Buying a business is an exciting time. We’ve been in business for over 20 years, and in that time we’ve helped connect thousands of business sellers with business buyers.
Here are our top tips for buying a small business in 2020.
Whether this is your first or fifth business purchase, engaging in legal help is absolutely paramount to ensuring a smooth and safe transaction. A legal representative will be able to ask the right questions, check contracts are sound, negotiate fairly and alert you of your rights and responsibilities throughout the buying process.
Something that is often overlooked in a business purchase, is the current lease agreement with the owner. If the business is set up in a particular location, it’s important to find out if you can assume the seller’s existing lease. Also understanding what the current terms are on the lease, for instance how long is left on the agreement, or if the landlord is thinking of selling the property could make or break your business deal.
Ensuring you’re across all current and expiring contractual obligations could mean the difference between profit and loss. Going through business financials can be messy and sometimes items can be missed. It’s important that all subscriptions, contracts, partnerships, and affiliates are accounted for to paint a clear idea of your realistic outgoings. It’s also crucial to know if important contracts are up for renewal which could mean an increase in spend or change in partnership circumstances with you and a third party.
Regardless of how much research and due diligence you’ve put into the current business landscape, it’s strongly advised to get an indemnity from the seller. An indemnity is a security or protection against a loss or other financial burden. It means that should something sinister be at play, you cannot be sued for the actions of the previous owner. It should also be said that you should be prepared to give the seller an indemnity too to ensure your actions do not affect them after the business is exchanged.

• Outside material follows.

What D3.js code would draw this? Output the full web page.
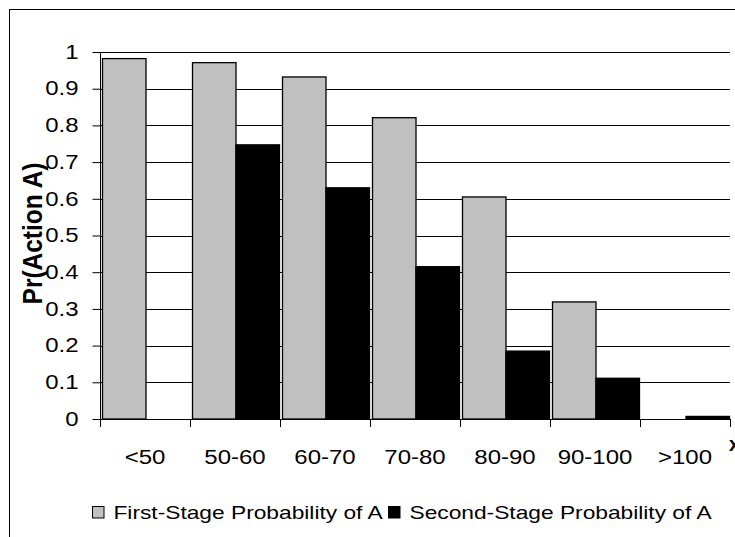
<!DOCTYPE html>
<html>
<head>
<meta charset="utf-8">
<script src="https://cdn.jsdelivr.net/npm/d3@7/dist/d3.min.js"></script>
<style>
  html, body { margin: 0; padding: 0; background: #fff; }
  svg { display: block; font-family: "Liberation Sans", Arial, sans-serif; }
</style>
</head>
<body>
<svg id="chart" width="735" height="537"></svg>
<script>
// Income bands and the probability of choosing Action A in each stage
const categories = ["<50", "50-60", "60-70", "70-80", "80-90", "90-100", ">100"];
const firstStage = [0.982, 0.971, 0.932, 0.821, 0.605, 0.319, 0];
const secondStage = [0, 0.747, 0.630, 0.415, 0.185, 0.111, 0.007];
const seriesNames = ["First-Stage Probability of A", "Second-Stage Probability of A"];
const seriesColors = ["#c0c0c0", "#000000"];
const yTicks = [0, 0.1, 0.2, 0.3, 0.4, 0.5, 0.6, 0.7, 0.8, 0.9, 1];

const svg = d3.select("#chart");
const plotLeft = 100, plotRight = 730, plotTop = 52, plotBottom = 419;
const textStretch = 1.23; // the chart's lettering is drawn wide

// widen text horizontally while keeping its anchor point in place
function stretch(sel, sx) {
  sel.each(function () {
    const t = d3.select(this);
    const x0 = +t.attr("x") || 0;
    t.attr("x", x0 / sx).attr("transform", `scale(${sx},1)`);
  });
}

// outer chart frame
svg.append("rect")
  .attr("x", 9.5).attr("y", 9.5)
  .attr("width", 760).attr("height", 560)
  .attr("fill", "none").attr("stroke", "#000").attr("stroke-width", 1);

const x = d3.scaleBand().domain(categories).range([plotLeft, plotRight]).paddingInner(0).paddingOuter(0);
const inner = d3.scaleBand().domain([0, 1]).range([2.5, x.bandwidth() - 0.5]);
const y = d3.scaleLinear().domain([0, 1]).range([plotBottom, plotTop]);

// horizontal gridlines
svg.append("g").selectAll("line")
  .data(yTicks.filter(d => d > 0))
  .join("line")
  .attr("x1", plotLeft).attr("x2", plotRight)
  .attr("y1", d => Math.round(y(d)) + 0.5).attr("y2", d => Math.round(y(d)) + 0.5)
  .attr("stroke", "#000").attr("stroke-width", 1);

// bars
const groups = svg.append("g").selectAll("g")
  .data(categories)
  .join("g")
  .attr("transform", d => `translate(${x(d)},0)`);

[firstStage, secondStage].forEach((vals, si) => {
  groups.append("rect")
    .attr("x", inner(si))
    .attr("width", inner.bandwidth())
    .attr("y", (d, i) => y(vals[i]))
    .attr("height", (d, i) => plotBottom - y(vals[i]))
    .attr("fill", seriesColors[si])
    .attr("stroke", "#000")
    .attr("stroke-width", (d, i) => vals[i] > 0 ? 1.3 : 0);
});

// y axis
const yAxis = svg.append("g")
  .attr("transform", `translate(${plotLeft + 0.5},0)`)
  .call(d3.axisLeft(y).tickValues(yTicks).tickFormat(d3.format("~g")).tickSize(8).tickPadding(14));
yAxis.select(".domain").attr("stroke", "#000").attr("d", `M0,${plotTop}V${plotBottom}`);
yAxis.selectAll(".tick line").attr("stroke", "#000");
yAxis.selectAll(".tick text").attr("font-size", 19.5).attr("fill", "#000")
  .attr("font-family", "Liberation Sans, Arial, sans-serif")
  .call(stretch, textStretch);

// x axis
const xAxis = svg.append("g")
  .attr("transform", `translate(0,${plotBottom + 0.5})`)
  .call(d3.axisBottom(x).tickSize(0).tickPadding(31));
xAxis.select(".domain").attr("stroke", "#000").attr("d", `M${plotLeft},0H${plotRight}`);
xAxis.selectAll(".tick text").attr("font-size", 19.5).attr("fill", "#000")
  .attr("font-family", "Liberation Sans, Arial, sans-serif")
  .call(stretch, textStretch);
// category boundary ticks
svg.append("g").selectAll("line")
  .data(d3.range(categories.length + 1))
  .join("line")
  .attr("x1", i => Math.round(plotLeft + i * x.bandwidth()) + 0.5)
  .attr("x2", i => Math.round(plotLeft + i * x.bandwidth()) + 0.5)
  .attr("y1", plotBottom).attr("y2", plotBottom + 8)
  .attr("stroke", "#000");

// axis titles
svg.append("text")
  .attr("transform", `translate(41.5,233.5) scale(1.13,1) rotate(-90)`)
  .attr("text-anchor", "middle")
  .attr("font-size", 24.5).attr("font-weight", "bold")
  .text("Pr(Action A)");
svg.append("text")
  .attr("x", 729).attr("y", 451)
  .attr("font-size", 19.5).attr("font-weight", "bold")
  .text("x");

// legend
const legend = svg.append("g").attr("transform", "translate(92,506)");
const legendX = [0, 296];
seriesNames.forEach((name, i) => {
  const g = legend.append("g").attr("transform", `translate(${legendX[i]},0)`);
  g.append("rect").attr("x", 0.5).attr("y", 0.5).attr("width", 11.5).attr("height", 11.5)
    .attr("fill", seriesColors[i]).attr("stroke", "#000").attr("stroke-width", 1);
  g.append("text").attr("x", 21.5).attr("y", 12.5)
    .attr("font-size", 18.5).attr("fill", "#000").text(name)
    .call(stretch, textStretch);
});
</script>
</body>
</html>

Culture is so incredibly important within a business. It not only affects employees but also your clientele. If the culture has been unpleasant, you could see yourself with a handful of unsatisfied employees which will need to be managed. A bad business culture is a bad business strategy. It can suck resources and be quite costly in HR fees or remunerations. Understanding how your employees are feeling will likely give you a strong indication of how your customers are feeling too. They often go hand in hand. If your customers are not being treated well, or have a positive mindset towards the business, you’re going to have to work harder to win them and their loyalty back.
Buying a business should be an exciting time - and it is! But it is still important that you look at the facts in front of you, do your research and engage with relevant professionals who can help you throughout the buying process with confidence.